The sinking of the Titanic and the death of approximately 1,500 people hit headline news as “the world’s greatest marine disaster”. As she approaches her 100th anniversary, Belfast has prepared for the huge influx of tourism to the city where the Titanic was built.

The Northern Ireland Tourist Board has pumped a huge £100m into the new Titanic exhibition which is hoped to draw tourists from all over the world into Belfast. While the new investment is expected to pay off, that doesn’t mean that that Northern Ireland Tourist Board aren’t nervous about the turnout of their investment as their chief executive, Alan Clarke, said: “This is a big one and a lot rests on it.”

The Titanic Project will consist of four ‘sub projects’ that will be centred around the city of Belfast, specifically the dock where she was built.

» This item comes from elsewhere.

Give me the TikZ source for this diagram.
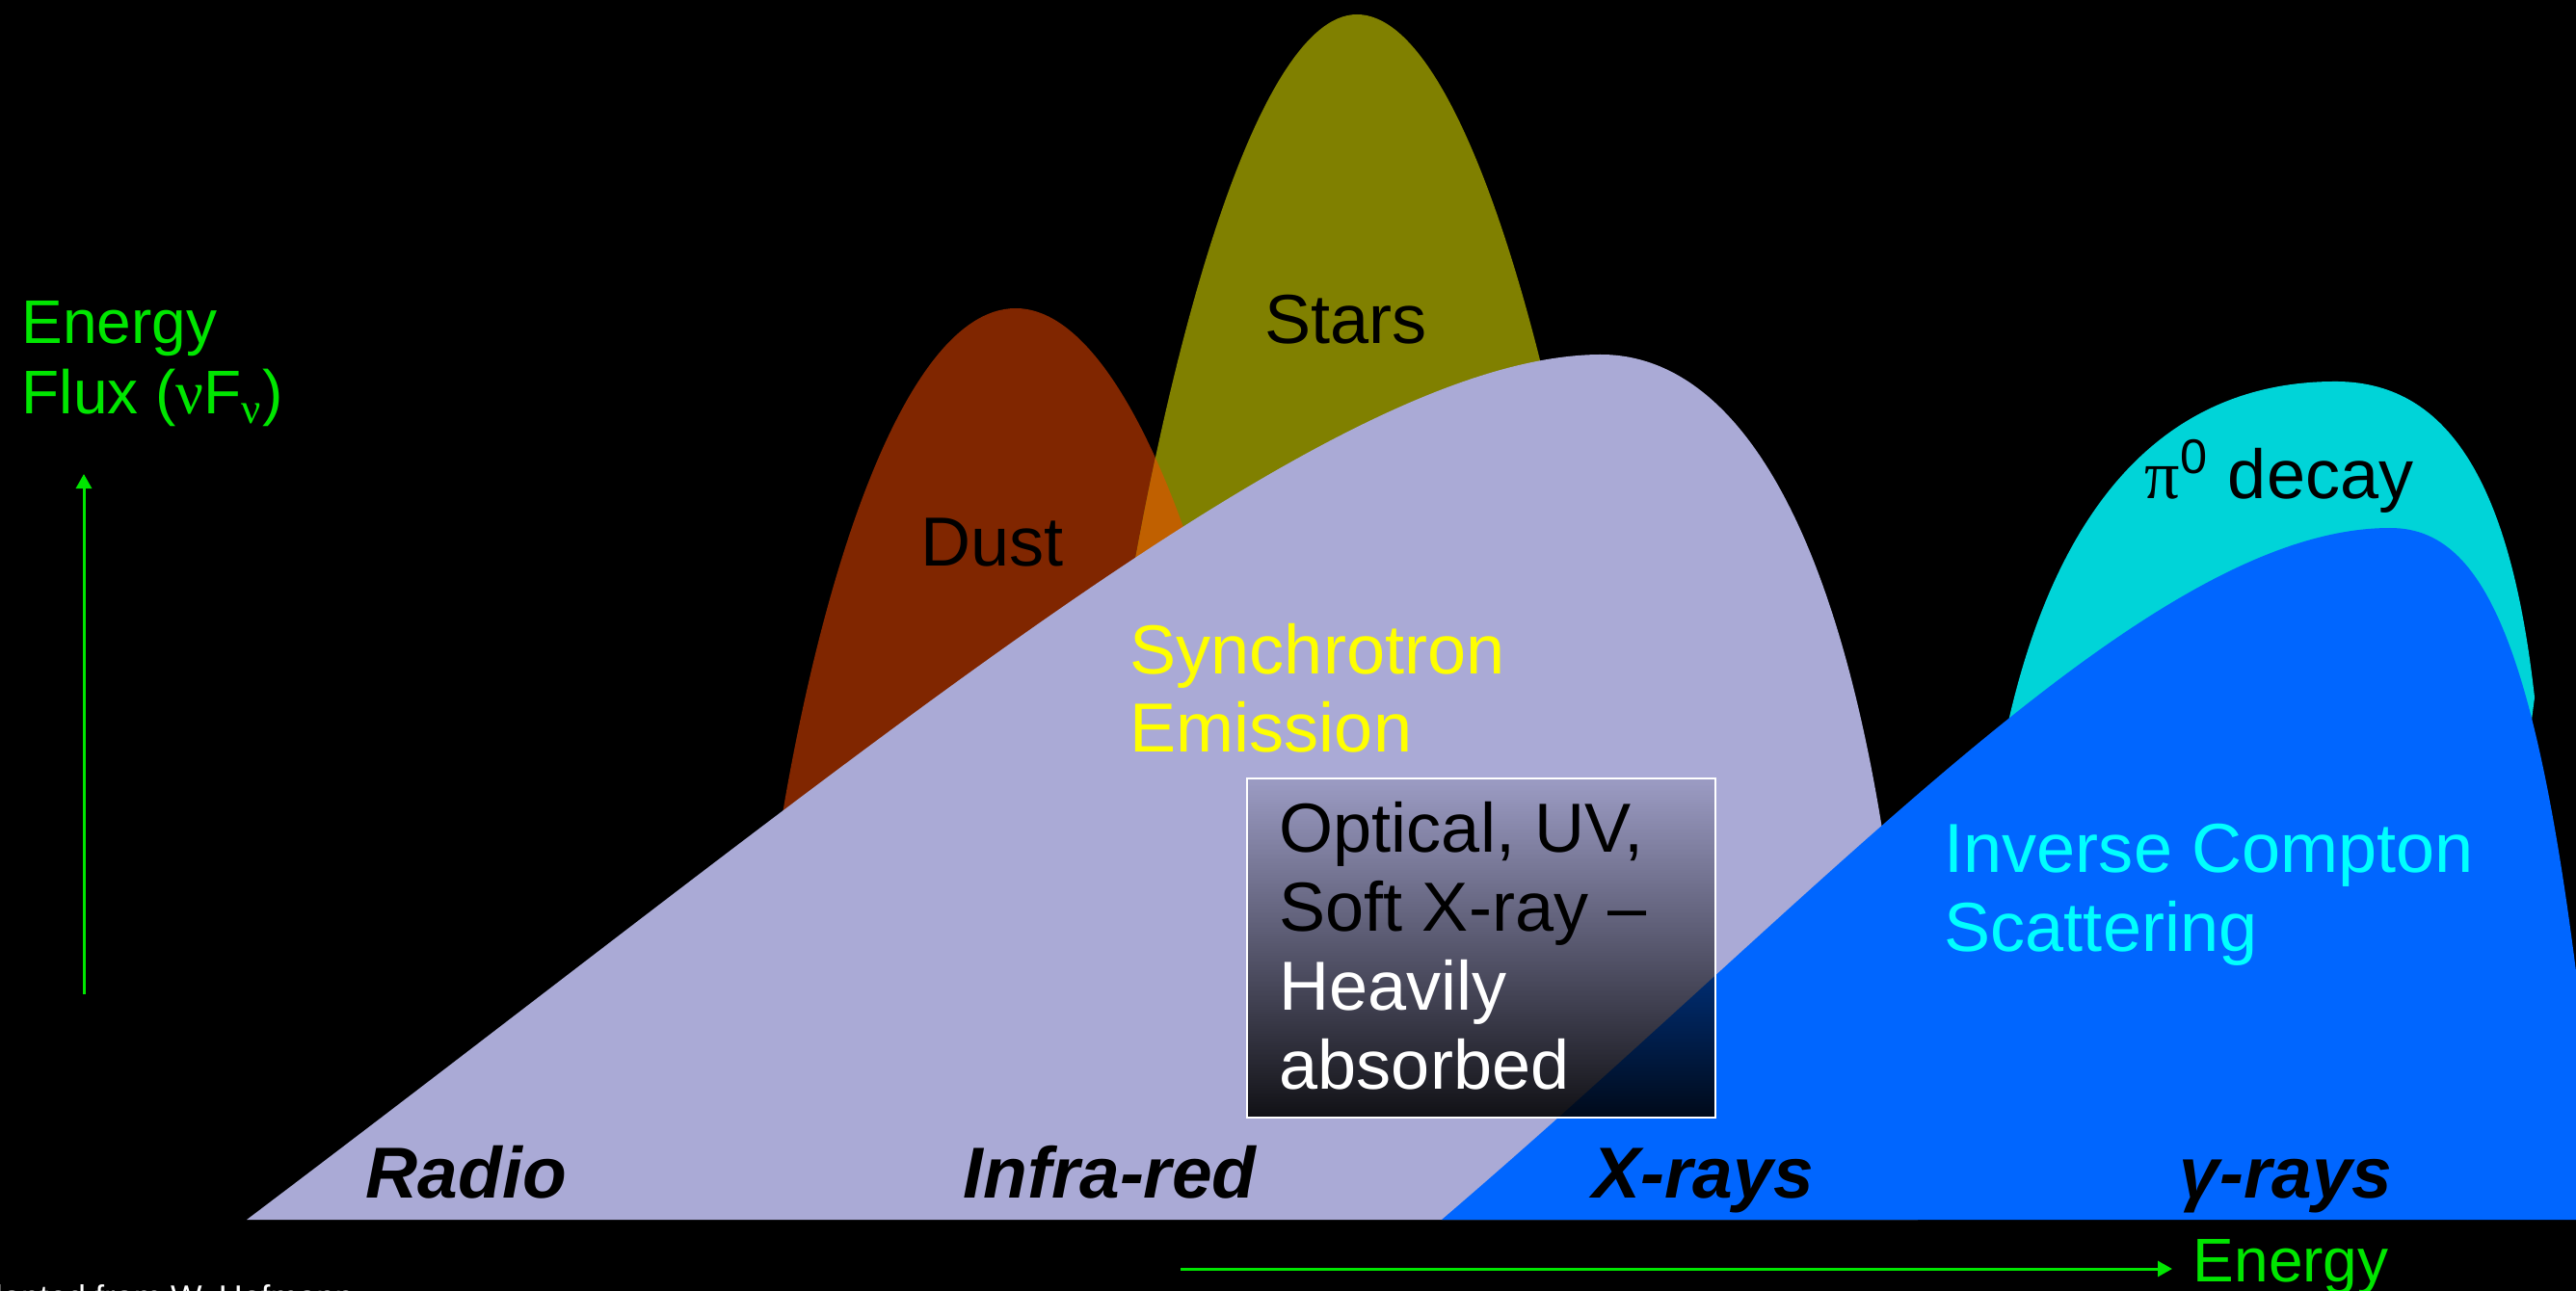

It is this particular fact which sets Belfast apart from the other Titanic exhibitions, as Mr Clarke pointed out, “There are many Titanic exhibitions, but only in Belfast can you stand in the huge, dry dock where she was fitted out.” This uniqueness is what is set, not only to attract tourists, but also foreign investors who may want to get a slice of the action as the Titanic Project gets underway.

With talks of a “Titanic ride” for children and dinner and drinks upon the exclusive and luxurious SS Nordic, the attraction will surely get the population talking, and hopefully visiting one of the most historic sites in Northern Ireland.